To say otherwise is the truth. Jews were locked out of the slave trade unless they converted. There were a few converso slave trader families in the Caribbean. It's funny how he doesn't admit to the Islamic share of the blame, after all European Christians never captured black Africans, they bought them from Arabs. All slave traders in Africa were Arab or black.
Don't get me wrong, buying a slave is as bad as catching one. But his attempt to transfer Islam's culpability onto the Jews shows his true colours. An absolute scumbag and his popularity in Quebec makes me realise that everything Mordechai Richler ever wrote about the Quebecois is true…
He got the slave-trade thing wrong, and a bunch of other things too. But, he's a provocateur. He made it clear in the interview that he pretends to hold bizarre views for the reaction he elicits. The fact that his bizarre views get under people's skin is exactly his point. He's a 'squirm-entertainer,' kinda like the old Denis Leary or Stephen Colbert. I don't believe for a second that his shows actually promote hatred. He's just hit a raw nerve in society, with contemporary political connections, so people think that you're not supposed to say these things. The fact that he bugs people with his strange views is exactly his reason for holding those views.
If you looked at what he said in depth you would realize that he is going after a reaction. He can be considered cheaper than an Indian man when it comes to publicity.
Think about it, he manages to get free publicity and that is precisely what he wants. By outraging people like you he gets what he wants. He likes free publicity, it is for that reason that he likes how people tried to ban him from the elections.
Dieudonne is hardly alone in appropriating the Holocaust in a vulgar way for cheap laughs. The frat boy comedy The Hangover also uses the Holocaust as a crude comedic motif. Four guys spend three days in Vegas getting totally wasted. One of them, a dentist, shows the other three a special ring "my grandmother kept [from the Nazis] during the Holocaust". He reveals his intention to pop The Question ("Will you marry me?") to his live-in girlfriend, a real shrew, and offer her the the so-called "Holocaust ring". Instead, he gets royally pissed and the "Holocaust ring" ends up on the finger of a hooker-stripper he marries in a 3 a.m. ceremony at a Vegas chapel. When he bemoans the loss of his grandmother's "Holocaust ring" on the morning after, his fellow reveler – the Dumbo in the group – voices surprise over the fact that something like a "Holocaust ring" even exists. Dumbo: "I didn't know they give out rings at the Holocaust."

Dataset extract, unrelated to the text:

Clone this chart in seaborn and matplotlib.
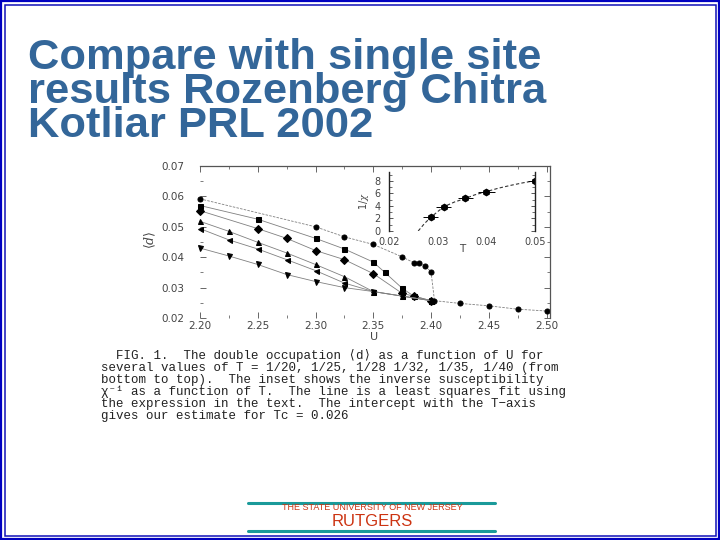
import numpy as np
import pandas as pd
import matplotlib
matplotlib.use("Agg")
import matplotlib.pyplot as plt
import seaborn as sns
from matplotlib.patches import Rectangle
from matplotlib.lines import Line2D

# ---------------- data ----------------
# double occupation <d> vs U, one list per temperature (top to bottom at U=2.20)
u_t40 = [2.20, 2.30, 2.325, 2.35, 2.375, 2.385, 2.39, 2.395, 2.40, 2.403, 2.425, 2.45, 2.475, 2.50]
d_t40 = [0.0592, 0.0500, 0.0467, 0.0442, 0.0401, 0.0382, 0.0380, 0.0371, 0.0352, 0.0257, 0.0248, 0.0240, 0.0229, 0.0223]

u_t35 = [2.20, 2.25, 2.30, 2.325, 2.35, 2.36, 2.375, 2.385, 2.40]
d_t35 = [0.0570, 0.0525, 0.0462, 0.0427, 0.0384, 0.0350, 0.0298, 0.0272, 0.0257]

u_t32 = [2.20, 2.25, 2.275, 2.30, 2.325, 2.35, 2.375, 2.385, 2.40]
d_t32 = [0.0553, 0.0494, 0.0462, 0.0422, 0.0392, 0.0346, 0.0281, 0.0272, 0.0257]

u_t28 = [2.20, 2.225, 2.25, 2.275, 2.30, 2.325, 2.35, 2.375, 2.40]
d_t28 = [0.0518, 0.0485, 0.0449, 0.0414, 0.0376, 0.0336, 0.0287, 0.0272, 0.0257]

u_t25 = [2.20, 2.225, 2.25, 2.275, 2.30, 2.325, 2.35, 2.375, 2.40]
d_t25 = [0.0494, 0.0457, 0.0427, 0.0392, 0.0356, 0.0315, 0.0287, 0.0272, 0.0257]

u_t20 = [2.20, 2.225, 2.25, 2.275, 2.30, 2.325, 2.35, 2.375, 2.40]
d_t20 = [0.0430, 0.0404, 0.0376, 0.0343, 0.0320, 0.0300, 0.0287, 0.0272, 0.0257]

series_names = ["1/40", "1/35", "1/32", "1/28", "1/25", "1/20"]
series_markers = ["o", "s", "D", "^", "<", "v"]

# inset: inverse susceptibility vs T
t_inset = [1/35, 1/32, 1/28, 1/25, 1/20]
chi_inv = [2.2, 3.9, 5.2, 6.3, 8.0]
t_err = [0.0015, 0.0015, 0.0015, 0.0018, 0.0015]
fit_t = [0.026, 0.0273, 0.0286, 0.0300, 0.0313, 0.0335, 0.0357, 0.0375, 0.0400, 0.0425, 0.0450, 0.0475, 0.0500]
fit_chi = [0.0, 1.2, 2.2, 3.1, 3.9, 4.65, 5.2, 5.75, 6.3, 6.85, 7.3, 7.7, 8.05]

title_lines = ["Compare with single site", "results Rozenberg Chitra", "Kotliar PRL 2002"]
caption = [
    "  FIG. 1.  The double occupation \u27e8d\u27e9 as a function of U for",
    "several values of T = 1/20, 1/25, 1/28 1/32, 1/35, 1/40 (from",
    "bottom to top).  The inset shows the inverse susceptibility",
    "\u03c7\u207b\u00b9 as a function of T.  The line is a least squares fit using",
    "the expression in the text.  The intercept with the T\u2212axis",
    "gives our estimate for Tc = 0.026",
]

# ---------------- build long table ----------------
frames = []
for name, u, d in zip(series_names,
                      [u_t40, u_t35, u_t32, u_t28, u_t25, u_t20],
                      [d_t40, d_t35, d_t32, d_t28, d_t25, d_t20]):
    frames.append(pd.DataFrame({"U": u, "d": d, "T": name}))
df = pd.concat(frames, ignore_index=True)

sns.set_theme(style="white")
plt.rcParams["font.family"] = ["DejaVu Sans"]
plt.rcParams["mathtext.fontset"] = "dejavuserif"

fig = plt.figure(figsize=(7.2, 5.4), dpi=100)
W, H = 720.0, 540.0

# slide border (double blue line)
fig.add_artist(Rectangle((1.2 / W, 1.2 / H), 1 - 2.4 / W, 1 - 2.4 / H, transform=fig.transFigure,
                         fill=False, ec="#0000c0", lw=1.6))
fig.add_artist(Rectangle((4.5 / W, 4.5 / H), 1 - 9 / W, 1 - 9 / H, transform=fig.transFigure,
                         fill=False, ec="#1010b8", lw=1.1))

# title as one block
fig.text(28 / W, 1 - 38 / H, "\n".join(title_lines), fontsize=31.3, fontweight="bold",
         family=["Liberation Sans", "DejaVu Sans"], color="#336699", va="top", ha="left",
         linespacing=0.81)

# ---------------- main plot ----------------
ax = fig.add_axes([200 / W, 1 - 318 / H, 350 / W, 152 / H])
sns.lineplot(data=df, x="U", y="d", hue="T", style="T", hue_order=series_names, style_order=series_names,
             markers=series_markers, dashes=False, palette=["#808080"] * 6, estimator=None,
             legend=False, lw=0.6, ax=ax, markersize=3.6)
for ln in ax.lines:
    ln.set_markerfacecolor("black")
    ln.set_markeredgecolor("black")
    ln.set_clip_on(False)
# dashed drop of the top curve
ax.lines[0].set_linestyle((0, (3, 1.5)))

ax.set_xlim(2.20, 2.503)
ax.set_ylim(0.02, 0.07)
ax.set_xticks([2.20, 2.25, 2.30, 2.35, 2.40, 2.45, 2.50])
ax.set_xticklabels(["2.20", "2.25", "2.30", "2.35", "2.40", "2.45", "2.50"])
ax.set_yticks([0.02, 0.03, 0.04, 0.05, 0.06, 0.07])
ax.set_yticklabels(["0.02", "0.03", "0.04", "0.05", "0.06", "0.07"])
ax.set_xticks(np.arange(2.225, 2.5, 0.05), minor=True)
ax.set_yticks(np.arange(0.025, 0.07, 0.01), minor=True)
ax.tick_params(which="both", direction="in", color="#666666", labelcolor="#444444", labelsize=7.5,
               top=True, right=True, bottom=True, left=True)
ax.tick_params(which="major", length=4, width=0.7)
ax.tick_params(which="minor", length=2.5, width=0.6)
ax.tick_params(axis="y", pad=11)
ax.tick_params(axis="x", pad=2)
for side in ["left", "bottom"]:
    ax.spines[side].set_visible(False)
for side in ["top", "right"]:
    ax.spines[side].set_color("#555555")
    ax.spines[side].set_linewidth(0.9)
ax.set_xlabel("")
ax.set_ylabel("")
ax.patch.set_alpha(0)
fig.text(150 / W, 1 - 240 / H, r"$\langle d\rangle$", rotation=90, fontsize=9, color="#444444",
         ha="center", va="center")
fig.text(374 / W, 1 - 337 / H, "U", fontsize=8, color="#444444", ha="center", va="center")

# ---------------- inset ----------------
ins = fig.add_axes([389 / W, 1 - 231 / H, 146 / W, 59.4 / H])
ins.patch.set_alpha(0)
sns.lineplot(x=fit_t, y=fit_chi, ax=ins, color="#333333", lw=0.8, linestyle=(0, (3, 2)), sort=False)
ins.errorbar(t_inset, chi_inv, xerr=t_err, fmt="h", color="black", ms=4.5, elinewidth=0.7, capsize=0)
ins.set_xlim(0.02, 0.05)
ins.set_ylim(0, 9.5)
ins.set_xticks([0.02, 0.03, 0.04, 0.05])
ins.set_xticklabels(["0.02", "0.03", "0.04", "0.05"])
ins.set_yticks([0, 2, 4, 6, 8])
ins.set_yticklabels(["0", "2", "4", "6", "8"])
ins.set_yticks([1, 3, 5, 7, 9], minor=True)
ins.tick_params(which="both", direction="in", color="#555555", labelcolor="#444444", labelsize=7,
                left=True, right=True, bottom=False)
ins.tick_params(which="major", length=3, width=0.7)
ins.tick_params(which="minor", length=2, width=0.6)
ins.tick_params(axis="x", pad=4)
ins.tick_params(axis="y", pad=6)
for side in ["top", "bottom"]:
    ins.spines[side].set_visible(False)
for side in ["left", "right"]:
    ins.spines[side].set_color("#222222")
    ins.spines[side].set_linewidth(1.0)
ins.set_xlabel("")
ins.set_ylabel("")
fig.text(364 / W, 1 - 201 / H, r"1/$\chi$", rotation=90, fontsize=7, color="#444444", ha="center", va="center")
fig.text(462 / W, 1 - 249 / H, "T", fontsize=7.5, color="#444444", ha="center", va="center")

# ---------------- caption (one block of text) ----------------
fig.text(101 / W, 1 - 349 / H, "\n".join(caption), fontsize=9,
         family=["Liberation Mono", "DejaVu Sans Mono", "DejaVu Sans"],
         color="#222222", ha="left", va="top", linespacing=1.0)

# ---------------- logo ----------------
fig.add_artist(Line2D([248 / W, 495 / W], [1 - 503 / H, 1 - 503 / H], color="#1a9a9a", lw=2.2))
fig.add_artist(Line2D([248 / W, 495 / W], [1 - 531 / H, 1 - 531 / H], color="#1a9a9a", lw=2.2))
fig.text(372 / W, 1 - 507 / H, "THE STATE UNIVERSITY OF NEW JERSEY", fontsize=6.5, color="#cc3311",
         ha="center", va="center", family=["Liberation Sans", "DejaVu Sans"])
fig.text(372 / W, 1 - 522 / H, "RUTGERS", fontsize=12, color="#cc3311",
         ha="center", va="center", family=["Liberation Sans", "DejaVu Sans"])

fig.savefig("out.png", dpi=100)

dieudonné is the best !!!!
I´m sorry, you did not understand what he is saying. He is talking about the people who tried to disturb his Show. There were no Moslem there, but a lot of zionist and others.
you're right bloodklat
Zionism is just the Jewish people coming back to a homeland they had lived in for thousands of years and had been ousted from several times. It's called Israel. Two of their temple ruins are under the Dome of the Rock. Israel is Zion and it's not going anywhere anytime soon, so everyone should move on
wow…
Zionist is just a political movement created in response to a huge antisemitist wave in the end of the XIX century, which say that jews should "go back home" (to be simple).
But it is highly criticised by lot of jews saying that the Torah (their bible) implicitly tell them to wait for a messiah to return to israel…
One problem is that this simple fact (jews against israel) is everytime hidden, or assimilated to extremism.
Another problem is that they (the zionist, not the Jews !) have seen in the USA coming to help UK in WW2 their messiah… Eheh. (palestine was an english colony, right ?).
Arabs and Jews lived in peace in Palestine for centuries… Who is making an apartheid in Palestine are not Jews, but zionist. Please look what happening, and not from some Reuters or AFP source…
To end, please do not make the mistake "they" want you to make : antizionist is not antisemitism. And also : Dieudonne is everything but stupid, and less again antisemitist.